MINERS AND THEIR MINE
Notice the safety lamps in the men's caps, and the little railroad on which the cars of coal and ore travel, hauled by the useful mule.
So it is that by hard work and much danger we get coal for burning. Now, coal is dirty and heavy. A coal fire is hard to kindle and hard to put out, and the ashes are decidedly disagreeable to handle. And after all, we do not really burn the coal itself, but only the gas from it which results from the union of carbon and oxygen. In some places natural gas, as it is called, which comes directly from some storehouse in the ground, is used in stoves and furnaces and fireplaces for both heating and cooking; and perhaps before long gas will be manufactured so cheaply and can be used so safely and comfortably that we shall not have to burn coal at all, but can use gas for all purposes—unless electricity should take its place.
II
DOWN IN THE QUARRIES
When walking in the country one day I came to a beautiful pond by the side of the road. The water was almost as clear as air, and as I looked down into it, I could see that the bottom was made of granite. The farther shores were cliffs of clean granite thirty or forty feet high and coming down to the water's edge. The marks of tools could be seen on them, showing where blocks of stone had evidently been split off. I picked up a piece of the rock and examined it closely. It proved to be made up of three kinds of material. First, there were tiny sparkling bits of mica. In some places there are mica mines yielding big sheets of this curious mineral which is used in the doors of stoves and the little windows of automobile curtains. With the point of a knife the bits in my piece of granite could be split into tiny sheets as thin as paper. The second material was quartz. This was grayish-white and looked somewhat like glass. The third material was feldspar. This, too, was whitish, but one or two sides of each bit were flat, as if they had not been broken, but split. This is the most common kind of granite. There are many varieties. Some of them are almost white, some dark gray, others pale pink, and yet others deep red. It is found in more than half the States of the Union.

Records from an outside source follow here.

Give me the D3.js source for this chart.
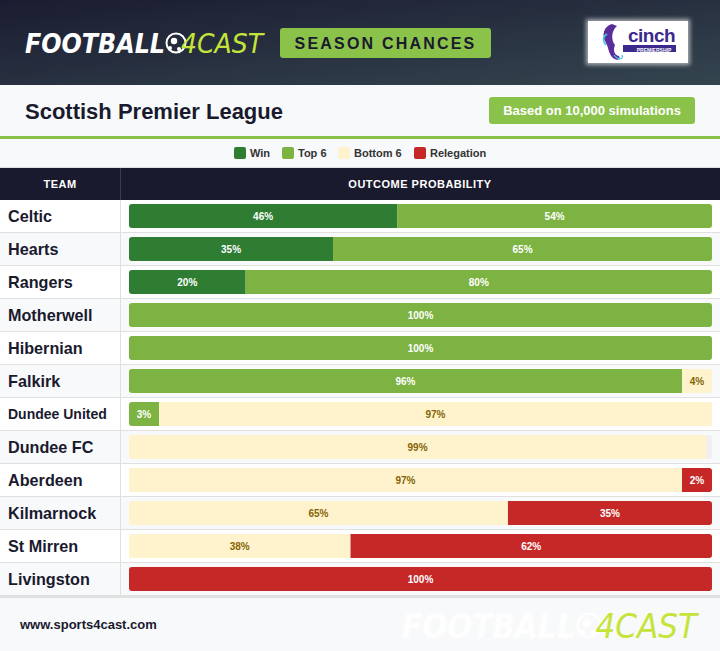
<!DOCTYPE html>
<html>
<head>
<meta charset="utf-8">
<script src="https://cdn.jsdelivr.net/npm/d3@7"></script>
<style>
  html, body { margin: 0; padding: 0; background: #fff; }
  svg { display: block; font-family: "Liberation Sans", Arial, sans-serif; }
</style>
</head>
<body>
<svg id="chart" width="720" height="651"></svg>
<script>
const teams = ["Celtic", "Hearts", "Rangers", "Motherwell", "Hibernian", "Falkirk",
  "Dundee United", "Dundee FC", "Aberdeen", "Kilmarnock", "St Mirren", "Livingston"];
const winPct = [46, 35, 20, 0, 0, 0, 0, 0, 0, 0, 0, 0];
const top6Pct = [54, 65, 80, 100, 100, 96, 3, 0, 0, 0, 0, 0];
const bottom6Pct = [0, 0, 0, 0, 0, 4, 97, 99, 97, 65, 38, 0];
const relegationPct = [0, 0, 0, 0, 0, 0, 0, 0, 2, 35, 62, 100];

const outcomes = ["Win", "Top 6", "Bottom 6", "Relegation"];
const colors = ["#2e7d32", "#7cb342", "#fff3cd", "#c62828"];
const labelColors = ["#fff", "#fff", "#856404", "#fff"];

const W = 720;
const svg = d3.select("#chart");
const defs = svg.append("defs");

// header background
const grad = defs.append("linearGradient").attr("id", "hdr")
  .attr("x1", "0%").attr("y1", "0%").attr("x2", "100%").attr("y2", "100%");
grad.append("stop").attr("offset", "0%").attr("stop-color", "#1b1c31");
grad.append("stop").attr("offset", "100%").attr("stop-color", "#34454f");
svg.append("rect").attr("width", W).attr("height", 85).attr("fill", "url(#hdr)");

// logo: FOOTBALL + ball + 4CAST, k = scale of the 238px wide header version
function logo(x0, base, k, whiteOpacity) {
  const g = svg.append("g").attr("transform", `translate(${x0},${base}) scale(${k})`);
  const ball = g.append("g").attr("opacity", whiteOpacity);
  ball.append("circle").attr("cx", 151).attr("cy", -10).attr("r", 9.5)
    .attr("fill", "none").attr("stroke", "#fff").attr("stroke-width", 2);
  ball.append("circle").attr("cx", 149).attr("cy", -12).attr("r", 3.2).attr("fill", "#fff");
  ball.append("circle").attr("cx", 145).attr("cy", -5).attr("r", 2).attr("fill", "#fff");
  ball.append("circle").attr("cx", 154).attr("cy", -4).attr("r", 2).attr("fill", "#fff");
  const t = g.append("text").attr("font-family", "'DejaVu Sans', sans-serif")
    .attr("font-size", 27).attr("font-style", "italic");
  t.append("tspan").attr("x", 0).attr("font-weight", 700).attr("fill", "#fff")
    .attr("fill-opacity", whiteOpacity).attr("textLength", 140).attr("lengthAdjust", "spacingAndGlyphs")
    .text("FOOTBALL");
  t.append("tspan").attr("x", 156).attr("font-weight", 400).attr("fill", "#c5e43a")
    .attr("textLength", 82).attr("lengthAdjust", "spacingAndGlyphs").text("4CAST");
}
logo(25, 53, 1, 1);

// season chances pill
svg.append("rect").attr("x", 280).attr("y", 28).attr("width", 211).attr("height", 30)
  .attr("rx", 3).attr("fill", "#8bc34a");
svg.append("text").attr("x", 385.5).attr("y", 49).attr("text-anchor", "middle")
  .attr("font-size", 16).attr("font-weight", 700).attr("letter-spacing", 2.2)
  .attr("fill", "#1a1a2e").text("SEASON CHANCES");

// cinch badge
const blur = defs.append("filter").attr("id", "glow").attr("x", "-20%").attr("y", "-20%")
  .attr("width", "140%").attr("height", "140%");
blur.append("feGaussianBlur").attr("stdDeviation", 2);
svg.append("rect").attr("x", 586).attr("y", 19).attr("width", 104).attr("height", 46)
  .attr("fill", "#fff").attr("opacity", 0.6).attr("filter", "url(#glow)");
svg.append("rect").attr("x", 588).attr("y", 21).attr("width", 100).attr("height", 42).attr("fill", "#fff");
svg.append("path")
  .attr("d", "M612,24 C604,26 601,35 606,43 C609,48 608,53 613,58 C617,61 621,60 619,56 C614,55 613,50 615,45 C611,40 611,31 617,26 Z")
  .attr("fill", "#5b2d9b");
svg.append("path").attr("d", "M607,34 C602,37 603,42 606,45").attr("stroke", "#3fc6e6")
  .attr("stroke-width", 1.5).attr("fill", "none");
svg.append("path").attr("d", "M614,55 C618,61 624,59 622,55").attr("stroke", "#3fc6e6")
  .attr("stroke-width", 1.2).attr("fill", "none");
svg.append("text").attr("x", 628).attr("y", 42).attr("font-size", 19).attr("font-weight", 700)
  .attr("fill", "#3b2a8c").attr("letter-spacing", -0.5).text("cinch");
svg.append("rect").attr("x", 623).attr("y", 45).attr("width", 53).attr("height", 7).attr("fill", "#3b2a8c");
svg.append("text").attr("x", 654).attr("y", 51.5).attr("text-anchor", "middle").attr("font-size", 5)
  .attr("font-weight", 700).attr("fill", "#fff").text("PREMIERSHIP");

// title band
svg.append("rect").attr("y", 85).attr("width", W).attr("height", 82).attr("fill", "#f8f9fa");
svg.append("text").attr("x", 25).attr("y", 119).attr("font-size", 22).attr("font-weight", 700)
  .attr("fill", "#1a1a2e").text("Scottish Premier League");
svg.append("rect").attr("x", 489).attr("y", 97).attr("width", 206).attr("height", 27)
  .attr("rx", 3).attr("fill", "#8bc34a");
svg.append("text").attr("x", 592).attr("y", 115).attr("text-anchor", "middle")
  .attr("font-size", 13).attr("font-weight", 700).attr("fill", "#fff").text("Based on 10,000 simulations");
svg.append("rect").attr("y", 136).attr("width", W).attr("height", 3).attr("fill", "#8bc34a");

// legend
const legendX = [234, 282, 338, 414];
const leg = svg.append("g").selectAll("g").data(outcomes).join("g")
  .attr("transform", (d, i) => `translate(${legendX[i]},147)`);
leg.append("rect").attr("width", 12).attr("height", 12).attr("rx", 2)
  .attr("fill", (d, i) => colors[i]);
leg.append("text").attr("x", 16).attr("y", 10).attr("font-size", 11).attr("font-weight", 700)
  .attr("fill", "#333").text(d => d);
svg.append("rect").attr("y", 167).attr("width", W).attr("height", 1).attr("fill", "#e0e0e0");

// table header
const colSplit = 120;
svg.append("rect").attr("y", 168).attr("width", W).attr("height", 32).attr("fill", "#1a1a2e");
svg.append("rect").attr("x", colSplit).attr("y", 168).attr("width", 1).attr("height", 32).attr("fill", "#3a3a5e");
svg.append("text").attr("x", 60).attr("y", 188).attr("text-anchor", "middle").attr("font-size", 11)
  .attr("font-weight", 700).attr("letter-spacing", 0.5).attr("fill", "#fff").text("TEAM");
svg.append("text").attr("x", 420).attr("y", 188).attr("text-anchor", "middle").attr("font-size", 11)
  .attr("font-weight", 700).attr("letter-spacing", 0.5).attr("fill", "#fff").text("OUTCOME PROBABILITY");

// rows
const y = d3.scaleBand().domain(teams).range([200, 596]);
const barX0 = 129, barX1 = 712;
const x = d3.scaleLinear().domain([0, 100]).range([0, barX1 - barX0]);
const minSeg = 30;

const rows = svg.append("g").selectAll("g").data(teams).join("g")
  .attr("transform", d => `translate(0,${y(d)})`);
rows.append("rect").attr("width", W).attr("height", y.bandwidth())
  .attr("fill", (d, i) => i % 2 ? "#f8f9fa" : "#fff");
rows.append("rect").attr("y", y.bandwidth() - 1).attr("width", W).attr("height", 1).attr("fill", "#e0e0e0");
rows.append("rect").attr("x", colSplit).attr("width", 1).attr("height", y.bandwidth()).attr("fill", "#e0e0e0");
rows.append("text").attr("x", 8).attr("y", d => d.length > 11 ? 21 : 22)
  .attr("font-size", d => d.length > 11 ? 14 : 16.2).attr("font-weight", 700)
  .attr("fill", "#1a1a2e").text(d => d);

const barH = 24, barY = 4;
rows.each(function(team, i) {
  const g = d3.select(this);
  g.append("rect").attr("x", barX0).attr("y", barY).attr("width", x(100)).attr("height", barH)
    .attr("rx", 3).attr("fill", "#f0f0f0");
  const vals = [winPct[i], top6Pct[i], bottom6Pct[i], relegationPct[i]];
  // flex-like widths: small segments keep a minimum width, larger ones give way
  let w = vals.map(v => v > 0 ? Math.max(x(v), minSeg) : 0);
  const total = d3.sum(w);
  const full = x(100);
  if (total > full) {
    const over = total - full;
    const big = w.map(ww => ww > minSeg ? ww : 0);
    const bigSum = d3.sum(big);
    w = w.map((ww, k) => big[k] ? ww - over * big[k] / bigSum : ww);
  }
  const segs = [];
  let cx = barX0;
  vals.forEach((v, k) => {
    if (v > 0) { segs.push({ k, v, x: cx, w: w[k] }); cx += w[k]; }
  });
  const clipId = "clip" + i;
  defs.append("clipPath").attr("id", clipId).append("rect")
    .attr("x", barX0).attr("y", barY).attr("width", full).attr("height", barH).attr("rx", 3);
  const sg = g.append("g").attr("clip-path", `url(#${clipId})`);
  sg.selectAll("rect").data(segs).join("rect")
    .attr("x", d => d.x).attr("y", barY).attr("width", d => d.w).attr("height", barH)
    .attr("fill", d => colors[d.k]);
  g.selectAll("text.lbl").data(segs).join("text").attr("class", "lbl")
    .attr("x", d => d.x + d.w / 2).attr("y", barY + barH / 2 + 3.5).attr("text-anchor", "middle")
    .attr("font-size", 10).attr("font-weight", 700).attr("fill", d => labelColors[d.k])
    .text(d => d.v + "%");
});

// footer
svg.append("rect").attr("y", 596).attr("width", W).attr("height", 55).attr("fill", "#f8f9fa");
svg.append("rect").attr("y", 596).attr("width", W).attr("height", 2).attr("fill", "#e0e0e0");
svg.append("text").attr("x", 20).attr("y", 629).attr("font-size", 13).attr("font-weight", 700)
  .attr("fill", "#1a1a2e").text("www.sports4cast.com");
logo(402, 638, 1.24, 0.9);
</script>
</body>
</html>
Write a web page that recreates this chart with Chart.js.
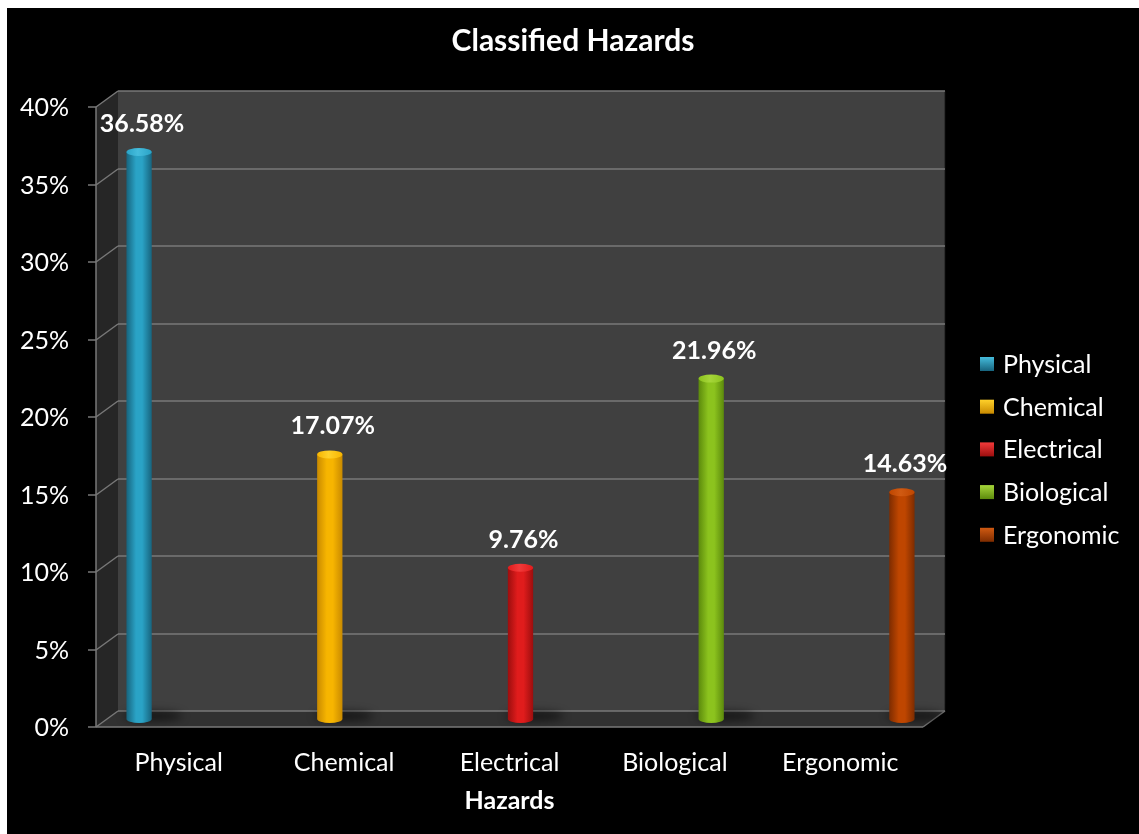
<!DOCTYPE html>
<html><head><meta charset="utf-8">
<script src="https://cdn.jsdelivr.net/npm/chart.js@4.4.1/dist/chart.umd.min.js"></script>
<style>html,body{margin:0;padding:0;background:#fff;overflow:hidden}#wrap{width:1139px;height:834px;position:relative}</style>
</head><body><div id="wrap"><canvas id="c" width="1139" height="834"></canvas></div>
<script>
const categories = ['Physical', 'Chemical', 'Electrical', 'Biological', 'Ergonomic'];
const seriesNames = ['Physical', 'Chemical', 'Electrical', 'Biological', 'Ergonomic'];
const values = [36.58, 17.07, 9.76, 21.96, 14.63];
const valueLabels = ['36.58%', '17.07%', '9.76%', '21.96%', '14.63%'];
const yTickValues = [0, 5, 10, 15, 20, 25, 30, 35, 40];
const chartTitle = 'Classified Hazards';
const xAxisTitle = 'Hazards';

const midColors  = ['#2aa3c6', '#f7b500', '#e01c1c', '#8cc31e', '#bf4600'];
const edgeColors = ['#17647e', '#c98a00', '#9c0e0e', '#5c8a0c', '#7e2c00'];
const topColors  = ['#45bcdc', '#ffd12a', '#f23a3a', '#a6d63a', '#d05a12'];

const FONT = 'Lato, "Open Sans", sans-serif';
const CAT_PCT = 0.765;
const DX = 11, DY = 8;

function seriesData(i) { return categories.map((c, j) => (i === j ? values[j] : null)); }

function barGradient(ctx, x, w, i) {
  const g = ctx.createLinearGradient(x - w / 2, 0, x + w / 2, 0);
  g.addColorStop(0, edgeColors[i]);
  g.addColorStop(0.38, midColors[i]);
  g.addColorStop(0.62, midColors[i]);
  g.addColorStop(1, edgeColors[i]);
  return g;
}

const datasets = seriesNames.map((name, i) => ({
  label: name,
  data: seriesData(i),
  borderWidth: 0,
  backgroundColor: (c) => {
    const chart = c.chart;
    if (c.type !== 'data' || !chart.chartArea) return midColors[i];
    const xs = chart.scales.x;
    const cw = xs.getPixelForValue(1) - xs.getPixelForValue(0);
    const slot = cw * CAT_PCT / seriesNames.length;
    const cx = xs.getPixelForValue(c.dataIndex) + (c.datasetIndex - 2) * slot;
    return barGradient(chart.ctx, cx, slot, i);
  }
}));

function poly(ctx, pts, fill) {
  ctx.beginPath(); ctx.moveTo(pts[0][0], pts[0][1]);
  for (let k = 1; k < pts.length; k++) ctx.lineTo(pts[k][0], pts[k][1]);
  ctx.closePath(); ctx.fillStyle = fill; ctx.fill();
}
function line(ctx, x1, y1, x2, y2) { ctx.beginPath(); ctx.moveTo(x1, y1); ctx.lineTo(x2, y2); ctx.stroke(); }

const scene = {
  id: 'scene',
  beforeDraw(chart) {
    const { ctx, chartArea: a } = chart;
    const L = a.left, R = a.right, T = a.top, B = a.bottom;
    ctx.save();
    ctx.fillStyle = '#ffffff'; ctx.fillRect(0, 0, chart.width, chart.height);
    ctx.fillStyle = '#000000'; ctx.fillRect(7, 8, chart.width - 7, chart.height - 8);
    ctx.fillStyle = '#404040'; ctx.fillRect(L + DX, T - DY, R - L, B - T);
    poly(ctx, [[L - DX, T + DY], [L + DX, T - DY], [L + DX, B - DY], [L - DX, B + DY]], '#262626');
    poly(ctx, [[L - DX, B + DY], [R - DX, B + DY], [R + DX, B - DY], [L + DX, B - DY]], '#313131');
    ctx.strokeStyle = 'rgba(20,20,20,0.8)'; ctx.lineWidth = 1;
    line(ctx, R + DX, T - DY, R + DX, B - DY);
    const ys = chart.scales.y;
    ctx.strokeStyle = '#787878'; ctx.lineWidth = 1.5;
    ys.ticks.forEach(t => {
      const y = Math.round(ys.getPixelForValue(t.value));
      line(ctx, L - DX, y + DY, L + DX, y - DY);
      line(ctx, L + DX, y - DY, R + DX, y - DY);
      line(ctx, L - DX - 8, y + DY, L - DX, y + DY);
    });
    line(ctx, L - DX, T + DY, L - DX, B + DY);
    line(ctx, L - DX, B + DY, R - DX, B + DY);
    line(ctx, R - DX, B + DY, R + DX, B - DY);
    // chart title
    ctx.fillStyle = '#ffffff';
    ctx.font = 'bold 30px ' + FONT;
    ctx.textAlign = 'center'; ctx.textBaseline = 'middle';
    ctx.fillText(chartTitle, 573, 41);
    ctx.restore();
  },
  beforeDatasetsDraw(chart) {
    const ctx = chart.ctx;
    ctx.save();
    chart.data.datasets.forEach((ds, i) => {
      chart.getDatasetMeta(i).data.forEach((el, j) => {
        if (ds.data[j] == null) return;
        ctx.save();
        ctx.filter = 'blur(4px)';
        ctx.fillStyle = 'rgba(0,0,0,0.55)';
        ctx.beginPath();
        ctx.ellipse(el.x + 14, el.base - 3, el.width * 1.15, 5, 0, 0, Math.PI * 2);
        ctx.fill();
        ctx.restore();
      });
    });
    ctx.restore();
  },
  afterDatasetsDraw(chart) {
    const ctx = chart.ctx;
    ctx.save();
    chart.data.datasets.forEach((ds, i) => {
      chart.getDatasetMeta(i).data.forEach((el, j) => {
        if (ds.data[j] == null) return;
        const x = el.x, w = el.width, top = el.y, base = el.base;
        ctx.fillStyle = barGradient(ctx, x, w, i);
        ctx.beginPath(); ctx.ellipse(x, base, w / 2, 4, 0, 0, Math.PI); ctx.fill();
        const tg = ctx.createLinearGradient(x - w / 2, 0, x + w / 2, 0);
        tg.addColorStop(0, midColors[i]); tg.addColorStop(0.45, topColors[i]); tg.addColorStop(1, midColors[i]);
        ctx.fillStyle = tg;
        ctx.beginPath(); ctx.ellipse(x, top, w / 2, 4, 0, 0, Math.PI * 2); ctx.fill();
        ctx.fillStyle = '#ffffff';
        ctx.font = 'bold 25px ' + FONT;
        ctx.textAlign = 'center'; ctx.textBaseline = 'middle';
        ctx.fillText(valueLabels[j], x + 3, top - 28);
      });
    });
    ctx.restore();
  },
  afterDraw(chart) {
    const ctx = chart.ctx;
    ctx.save();
    ctx.fillStyle = '#ffffff';
    ctx.font = 'bold 25px ' + FONT;
    ctx.textAlign = 'center'; ctx.textBaseline = 'middle';
    ctx.fillText(xAxisTitle, chart.chartArea.left + (chart.chartArea.right - chart.chartArea.left) / 2 - DX, 801);
    ctx.font = '25px ' + FONT;
    ctx.textAlign = 'left';
    seriesNames.forEach((n, i) => {
      const y = 364 + i * 42.7;
      const g = ctx.createLinearGradient(980, y - 7, 980, y + 7);
      g.addColorStop(0, topColors[i]); g.addColorStop(1, edgeColors[i]);
      ctx.fillStyle = g;
      ctx.fillRect(980, y - 7, 14, 14);
      ctx.fillStyle = '#ffffff';
      ctx.fillText(n, 1003, y + 1);
    });
    ctx.restore();
  }
};

new Chart(document.getElementById('c'), {
  type: 'bar',
  data: { labels: categories, datasets },
  options: {
    responsive: false,
    animation: false,
    events: [],
    layout: { padding: { left: 0, right: 205, top: 99, bottom: 0 } },
    datasets: { bar: { categoryPercentage: CAT_PCT, barPercentage: 1.0 } },
    plugins: {
      legend: { display: false },
      tooltip: { enabled: false },
      title: { display: false }
    },
    scales: {
      x: {
        grid: { display: false, drawTicks: false },
        border: { display: false },
        ticks: { color: '#ffffff', font: { family: FONT, size: 25 }, padding: 29, labelOffset: -DX, maxRotation: 0 },
        afterFit: s => { s.height = 115; }
      },
      y: {
        min: 0, max: 40,
        afterBuildTicks: s => { s.ticks = yTickValues.map(v => ({ value: v })); },
        grid: { display: false, drawTicks: false },
        border: { display: false },
        ticks: { color: '#ffffff', font: { family: FONT, size: 25 }, padding: 38, labelOffset: 9, callback: v => v + '%' },
        afterFit: s => { s.width = 107; }
      }
    }
  },
  plugins: [scene]
});
</script>
</body></html>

This quarry had been given up and allowed to fill with water; but it was a granite country, and farther down the road there was another, where scores of men were hard at work. This second quarry was part-way up a hill; or rather, it was a hill of granite which men were digging out and carrying away. When they began to open the quarry, much of the rock was covered with dirt and loose stones, and even the granite that showed aboveground was worn and broken and stained. This is called "trap rock." The easiest way to get rid of it is to blast with dynamite and then carry away the dirt and fragments. Next comes the getting out of great masses of rock to use, some of them perhaps long enough to make the pillars of a large building.